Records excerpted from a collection
— BEGIN —
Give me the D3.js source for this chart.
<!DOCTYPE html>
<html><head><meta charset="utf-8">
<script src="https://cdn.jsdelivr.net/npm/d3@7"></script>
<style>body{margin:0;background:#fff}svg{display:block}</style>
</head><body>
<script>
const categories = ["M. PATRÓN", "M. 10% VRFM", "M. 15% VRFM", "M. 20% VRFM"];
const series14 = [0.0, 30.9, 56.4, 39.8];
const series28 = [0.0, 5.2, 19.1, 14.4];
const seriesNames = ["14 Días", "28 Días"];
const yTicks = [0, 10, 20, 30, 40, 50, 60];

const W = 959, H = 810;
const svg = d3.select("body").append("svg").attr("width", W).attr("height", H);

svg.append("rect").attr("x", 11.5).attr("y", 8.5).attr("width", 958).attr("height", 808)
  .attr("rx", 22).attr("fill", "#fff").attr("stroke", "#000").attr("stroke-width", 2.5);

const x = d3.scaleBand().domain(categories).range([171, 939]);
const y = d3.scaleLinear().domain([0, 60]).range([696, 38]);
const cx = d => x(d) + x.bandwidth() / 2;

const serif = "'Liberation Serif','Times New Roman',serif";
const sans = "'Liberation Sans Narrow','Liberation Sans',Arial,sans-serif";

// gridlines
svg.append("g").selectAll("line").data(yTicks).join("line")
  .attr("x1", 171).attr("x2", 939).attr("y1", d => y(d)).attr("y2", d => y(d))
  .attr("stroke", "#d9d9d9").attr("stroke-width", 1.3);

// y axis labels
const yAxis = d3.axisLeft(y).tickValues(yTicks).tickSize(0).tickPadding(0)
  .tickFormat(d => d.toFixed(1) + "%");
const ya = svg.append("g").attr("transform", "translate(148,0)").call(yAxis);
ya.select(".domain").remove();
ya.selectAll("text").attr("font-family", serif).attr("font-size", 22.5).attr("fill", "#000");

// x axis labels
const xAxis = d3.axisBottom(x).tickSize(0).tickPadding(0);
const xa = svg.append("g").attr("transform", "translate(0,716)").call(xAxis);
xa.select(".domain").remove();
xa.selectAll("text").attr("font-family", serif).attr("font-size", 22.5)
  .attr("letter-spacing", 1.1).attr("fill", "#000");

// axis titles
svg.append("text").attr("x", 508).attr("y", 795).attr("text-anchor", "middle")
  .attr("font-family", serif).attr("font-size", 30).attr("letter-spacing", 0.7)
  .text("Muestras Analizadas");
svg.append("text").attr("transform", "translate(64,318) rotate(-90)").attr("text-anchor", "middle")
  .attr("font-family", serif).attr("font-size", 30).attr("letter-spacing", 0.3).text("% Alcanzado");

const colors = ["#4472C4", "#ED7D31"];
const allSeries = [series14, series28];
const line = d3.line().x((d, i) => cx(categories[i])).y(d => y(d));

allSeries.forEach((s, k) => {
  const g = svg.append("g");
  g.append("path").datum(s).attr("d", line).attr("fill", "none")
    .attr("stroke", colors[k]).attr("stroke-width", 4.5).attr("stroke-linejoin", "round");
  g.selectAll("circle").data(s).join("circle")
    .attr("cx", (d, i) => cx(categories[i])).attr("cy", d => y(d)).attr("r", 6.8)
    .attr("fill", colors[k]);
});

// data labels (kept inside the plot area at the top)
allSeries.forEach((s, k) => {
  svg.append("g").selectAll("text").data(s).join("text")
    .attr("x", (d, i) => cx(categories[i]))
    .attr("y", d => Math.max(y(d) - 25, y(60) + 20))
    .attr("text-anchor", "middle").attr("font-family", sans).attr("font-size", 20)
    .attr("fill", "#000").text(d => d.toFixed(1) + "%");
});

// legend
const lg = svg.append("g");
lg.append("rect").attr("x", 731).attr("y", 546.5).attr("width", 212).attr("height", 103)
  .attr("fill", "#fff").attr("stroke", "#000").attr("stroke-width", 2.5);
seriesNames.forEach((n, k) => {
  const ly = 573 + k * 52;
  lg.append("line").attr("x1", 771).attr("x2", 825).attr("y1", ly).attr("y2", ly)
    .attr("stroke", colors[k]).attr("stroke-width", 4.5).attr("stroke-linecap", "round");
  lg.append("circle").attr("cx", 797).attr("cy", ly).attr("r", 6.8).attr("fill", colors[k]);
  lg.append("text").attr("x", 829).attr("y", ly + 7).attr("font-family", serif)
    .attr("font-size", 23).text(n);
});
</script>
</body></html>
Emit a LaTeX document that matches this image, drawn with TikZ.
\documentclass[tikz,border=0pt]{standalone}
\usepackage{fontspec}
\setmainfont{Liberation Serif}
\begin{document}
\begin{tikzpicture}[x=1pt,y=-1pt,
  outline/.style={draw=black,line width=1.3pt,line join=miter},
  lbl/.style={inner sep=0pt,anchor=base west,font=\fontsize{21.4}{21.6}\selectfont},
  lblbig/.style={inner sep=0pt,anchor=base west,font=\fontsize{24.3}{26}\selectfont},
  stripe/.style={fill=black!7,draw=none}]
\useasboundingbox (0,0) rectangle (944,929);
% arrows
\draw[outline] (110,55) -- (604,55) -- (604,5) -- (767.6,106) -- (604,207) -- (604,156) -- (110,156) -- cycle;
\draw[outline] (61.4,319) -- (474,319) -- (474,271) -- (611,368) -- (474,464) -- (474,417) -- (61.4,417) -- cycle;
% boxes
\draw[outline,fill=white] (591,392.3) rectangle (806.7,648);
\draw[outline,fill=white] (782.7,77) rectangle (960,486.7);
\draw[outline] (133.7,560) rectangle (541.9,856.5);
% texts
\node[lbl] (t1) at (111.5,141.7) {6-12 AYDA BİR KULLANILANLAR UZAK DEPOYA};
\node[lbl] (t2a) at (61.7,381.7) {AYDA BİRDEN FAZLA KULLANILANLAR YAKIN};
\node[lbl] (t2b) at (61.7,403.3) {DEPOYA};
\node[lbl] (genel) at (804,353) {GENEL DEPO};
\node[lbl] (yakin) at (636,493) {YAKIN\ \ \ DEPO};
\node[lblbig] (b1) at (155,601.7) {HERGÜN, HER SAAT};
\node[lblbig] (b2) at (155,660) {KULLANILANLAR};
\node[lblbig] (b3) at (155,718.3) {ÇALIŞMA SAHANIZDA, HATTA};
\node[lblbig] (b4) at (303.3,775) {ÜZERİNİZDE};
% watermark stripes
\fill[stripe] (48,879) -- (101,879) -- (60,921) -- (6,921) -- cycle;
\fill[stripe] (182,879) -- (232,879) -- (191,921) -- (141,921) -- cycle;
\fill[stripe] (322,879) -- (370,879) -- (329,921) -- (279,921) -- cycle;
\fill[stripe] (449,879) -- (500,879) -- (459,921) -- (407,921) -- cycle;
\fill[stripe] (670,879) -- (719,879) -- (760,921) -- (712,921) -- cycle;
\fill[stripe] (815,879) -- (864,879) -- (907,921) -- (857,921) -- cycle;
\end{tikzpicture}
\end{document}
— END —
— BEGIN —
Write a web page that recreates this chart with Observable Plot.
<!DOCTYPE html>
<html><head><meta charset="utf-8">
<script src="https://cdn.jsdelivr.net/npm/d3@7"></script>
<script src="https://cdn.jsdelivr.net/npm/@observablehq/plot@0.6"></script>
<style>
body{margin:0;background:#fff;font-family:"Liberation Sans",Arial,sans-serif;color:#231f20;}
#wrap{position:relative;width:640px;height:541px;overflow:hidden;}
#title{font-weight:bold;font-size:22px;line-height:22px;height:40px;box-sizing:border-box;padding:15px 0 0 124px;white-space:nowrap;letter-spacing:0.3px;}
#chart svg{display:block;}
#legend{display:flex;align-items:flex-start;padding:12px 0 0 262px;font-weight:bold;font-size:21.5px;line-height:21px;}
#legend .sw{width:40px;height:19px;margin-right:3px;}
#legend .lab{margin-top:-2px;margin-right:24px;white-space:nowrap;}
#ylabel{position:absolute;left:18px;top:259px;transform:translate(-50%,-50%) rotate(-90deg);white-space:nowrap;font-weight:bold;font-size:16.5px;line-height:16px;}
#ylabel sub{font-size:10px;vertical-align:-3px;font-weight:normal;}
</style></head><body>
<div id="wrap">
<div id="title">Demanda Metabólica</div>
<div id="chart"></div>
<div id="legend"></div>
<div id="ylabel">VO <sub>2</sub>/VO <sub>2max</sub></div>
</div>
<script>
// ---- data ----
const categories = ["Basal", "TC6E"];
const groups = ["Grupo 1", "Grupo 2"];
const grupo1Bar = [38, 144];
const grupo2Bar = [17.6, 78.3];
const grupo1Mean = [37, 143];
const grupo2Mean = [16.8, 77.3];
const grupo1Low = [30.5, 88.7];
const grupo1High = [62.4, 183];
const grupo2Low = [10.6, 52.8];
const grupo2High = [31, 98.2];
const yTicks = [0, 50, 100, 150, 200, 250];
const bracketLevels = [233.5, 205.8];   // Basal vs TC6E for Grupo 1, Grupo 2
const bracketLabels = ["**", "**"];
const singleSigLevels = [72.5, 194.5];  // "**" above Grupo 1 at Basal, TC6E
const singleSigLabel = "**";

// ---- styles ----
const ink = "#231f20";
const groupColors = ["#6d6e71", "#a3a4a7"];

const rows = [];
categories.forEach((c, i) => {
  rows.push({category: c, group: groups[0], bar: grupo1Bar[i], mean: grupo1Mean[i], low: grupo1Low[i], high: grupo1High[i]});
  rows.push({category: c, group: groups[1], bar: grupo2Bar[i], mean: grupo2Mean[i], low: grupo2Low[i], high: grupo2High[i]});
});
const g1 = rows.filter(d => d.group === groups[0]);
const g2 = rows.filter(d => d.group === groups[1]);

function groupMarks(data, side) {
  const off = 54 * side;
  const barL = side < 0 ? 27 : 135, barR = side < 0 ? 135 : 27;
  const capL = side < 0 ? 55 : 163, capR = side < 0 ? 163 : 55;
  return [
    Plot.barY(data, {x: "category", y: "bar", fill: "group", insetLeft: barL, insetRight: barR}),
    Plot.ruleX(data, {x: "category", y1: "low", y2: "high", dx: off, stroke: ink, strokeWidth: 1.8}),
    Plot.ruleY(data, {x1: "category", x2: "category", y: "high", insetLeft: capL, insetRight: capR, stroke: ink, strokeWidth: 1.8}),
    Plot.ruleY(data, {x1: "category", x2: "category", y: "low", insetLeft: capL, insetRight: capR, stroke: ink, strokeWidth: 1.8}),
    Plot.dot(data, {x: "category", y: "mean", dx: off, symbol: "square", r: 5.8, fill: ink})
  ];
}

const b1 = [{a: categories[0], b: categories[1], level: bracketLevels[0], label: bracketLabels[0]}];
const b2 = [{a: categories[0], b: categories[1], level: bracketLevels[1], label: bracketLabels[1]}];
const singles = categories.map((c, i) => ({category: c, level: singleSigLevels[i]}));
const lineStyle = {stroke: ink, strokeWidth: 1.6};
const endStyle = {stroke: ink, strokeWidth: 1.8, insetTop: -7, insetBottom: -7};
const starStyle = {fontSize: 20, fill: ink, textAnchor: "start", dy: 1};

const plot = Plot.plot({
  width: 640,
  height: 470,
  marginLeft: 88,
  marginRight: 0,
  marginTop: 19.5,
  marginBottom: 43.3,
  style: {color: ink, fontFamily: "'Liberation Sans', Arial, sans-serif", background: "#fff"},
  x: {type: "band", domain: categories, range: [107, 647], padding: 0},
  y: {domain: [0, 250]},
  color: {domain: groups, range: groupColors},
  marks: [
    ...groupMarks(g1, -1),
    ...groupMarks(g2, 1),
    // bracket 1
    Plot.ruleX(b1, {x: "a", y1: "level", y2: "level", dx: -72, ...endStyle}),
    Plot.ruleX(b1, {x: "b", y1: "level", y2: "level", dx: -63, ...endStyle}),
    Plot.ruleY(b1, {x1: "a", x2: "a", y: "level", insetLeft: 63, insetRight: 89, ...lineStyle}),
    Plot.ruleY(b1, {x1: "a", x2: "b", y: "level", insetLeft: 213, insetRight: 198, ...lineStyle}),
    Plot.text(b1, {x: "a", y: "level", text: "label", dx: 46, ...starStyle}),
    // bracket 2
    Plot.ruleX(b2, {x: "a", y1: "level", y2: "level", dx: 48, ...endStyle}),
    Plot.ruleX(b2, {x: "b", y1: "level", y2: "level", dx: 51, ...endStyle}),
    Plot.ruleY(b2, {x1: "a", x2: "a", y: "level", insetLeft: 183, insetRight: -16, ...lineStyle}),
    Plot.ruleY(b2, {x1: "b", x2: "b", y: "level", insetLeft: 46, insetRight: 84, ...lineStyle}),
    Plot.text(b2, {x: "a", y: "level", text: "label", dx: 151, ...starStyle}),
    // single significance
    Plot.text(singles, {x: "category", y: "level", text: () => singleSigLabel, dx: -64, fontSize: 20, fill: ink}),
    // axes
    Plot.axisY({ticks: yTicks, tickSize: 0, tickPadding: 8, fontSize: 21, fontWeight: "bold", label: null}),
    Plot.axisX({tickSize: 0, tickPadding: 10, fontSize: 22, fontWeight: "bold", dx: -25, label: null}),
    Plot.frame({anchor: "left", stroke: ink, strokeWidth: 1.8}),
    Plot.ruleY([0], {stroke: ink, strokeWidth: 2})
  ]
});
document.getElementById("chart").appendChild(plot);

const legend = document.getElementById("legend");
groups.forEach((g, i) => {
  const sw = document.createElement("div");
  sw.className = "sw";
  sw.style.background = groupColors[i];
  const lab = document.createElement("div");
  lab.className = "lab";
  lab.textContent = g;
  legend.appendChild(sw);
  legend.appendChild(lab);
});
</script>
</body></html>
— END —
— BEGIN —
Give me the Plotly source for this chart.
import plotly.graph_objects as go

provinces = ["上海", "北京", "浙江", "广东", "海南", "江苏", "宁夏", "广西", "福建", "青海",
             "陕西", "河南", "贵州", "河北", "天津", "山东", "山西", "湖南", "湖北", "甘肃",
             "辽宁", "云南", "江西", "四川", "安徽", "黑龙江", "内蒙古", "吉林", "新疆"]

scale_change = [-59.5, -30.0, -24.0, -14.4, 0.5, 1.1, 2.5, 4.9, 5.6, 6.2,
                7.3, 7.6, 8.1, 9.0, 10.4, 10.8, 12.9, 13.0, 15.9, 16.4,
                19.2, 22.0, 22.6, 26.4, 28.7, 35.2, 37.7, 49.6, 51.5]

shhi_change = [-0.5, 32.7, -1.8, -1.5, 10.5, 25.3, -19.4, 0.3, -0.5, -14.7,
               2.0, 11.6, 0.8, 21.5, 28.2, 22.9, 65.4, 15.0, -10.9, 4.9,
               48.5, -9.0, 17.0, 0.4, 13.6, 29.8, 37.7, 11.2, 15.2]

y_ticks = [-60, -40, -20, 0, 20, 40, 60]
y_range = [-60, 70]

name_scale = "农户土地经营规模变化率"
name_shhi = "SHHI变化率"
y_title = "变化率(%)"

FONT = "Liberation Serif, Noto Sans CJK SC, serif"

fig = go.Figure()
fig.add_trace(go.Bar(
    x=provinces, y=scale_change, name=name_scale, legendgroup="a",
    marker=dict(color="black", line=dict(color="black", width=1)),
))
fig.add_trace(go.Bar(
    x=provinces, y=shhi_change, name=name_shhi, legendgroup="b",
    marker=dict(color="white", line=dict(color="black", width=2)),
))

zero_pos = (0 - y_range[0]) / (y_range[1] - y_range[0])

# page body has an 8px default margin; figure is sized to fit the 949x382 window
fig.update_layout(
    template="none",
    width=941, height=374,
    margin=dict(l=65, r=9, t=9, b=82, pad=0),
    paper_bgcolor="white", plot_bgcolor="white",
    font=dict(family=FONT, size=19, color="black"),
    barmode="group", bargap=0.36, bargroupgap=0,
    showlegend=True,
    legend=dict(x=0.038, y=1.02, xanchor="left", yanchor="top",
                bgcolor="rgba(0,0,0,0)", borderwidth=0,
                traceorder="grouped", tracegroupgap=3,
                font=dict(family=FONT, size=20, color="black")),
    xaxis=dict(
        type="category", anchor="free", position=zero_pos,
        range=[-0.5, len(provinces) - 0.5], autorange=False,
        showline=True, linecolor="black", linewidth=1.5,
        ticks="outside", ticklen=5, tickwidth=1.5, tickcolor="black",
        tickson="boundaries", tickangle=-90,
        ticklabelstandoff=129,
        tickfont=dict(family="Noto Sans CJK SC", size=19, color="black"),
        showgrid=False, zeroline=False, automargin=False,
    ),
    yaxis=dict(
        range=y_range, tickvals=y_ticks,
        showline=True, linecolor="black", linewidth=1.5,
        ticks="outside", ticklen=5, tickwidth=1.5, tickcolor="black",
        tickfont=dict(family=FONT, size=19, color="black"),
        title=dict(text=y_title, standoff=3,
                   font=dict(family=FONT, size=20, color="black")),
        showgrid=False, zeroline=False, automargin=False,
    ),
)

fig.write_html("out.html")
— END —
§ OBJECTIVE
List the lines of the records where "this" occurs.

§ OUTPUT OF THE TASK
Give me the D3.js source for this chart.
Emit a LaTeX document that matches this image, drawn with TikZ.
Write a web page that recreates this chart with Observable Plot.
Give me the Plotly source for this chart.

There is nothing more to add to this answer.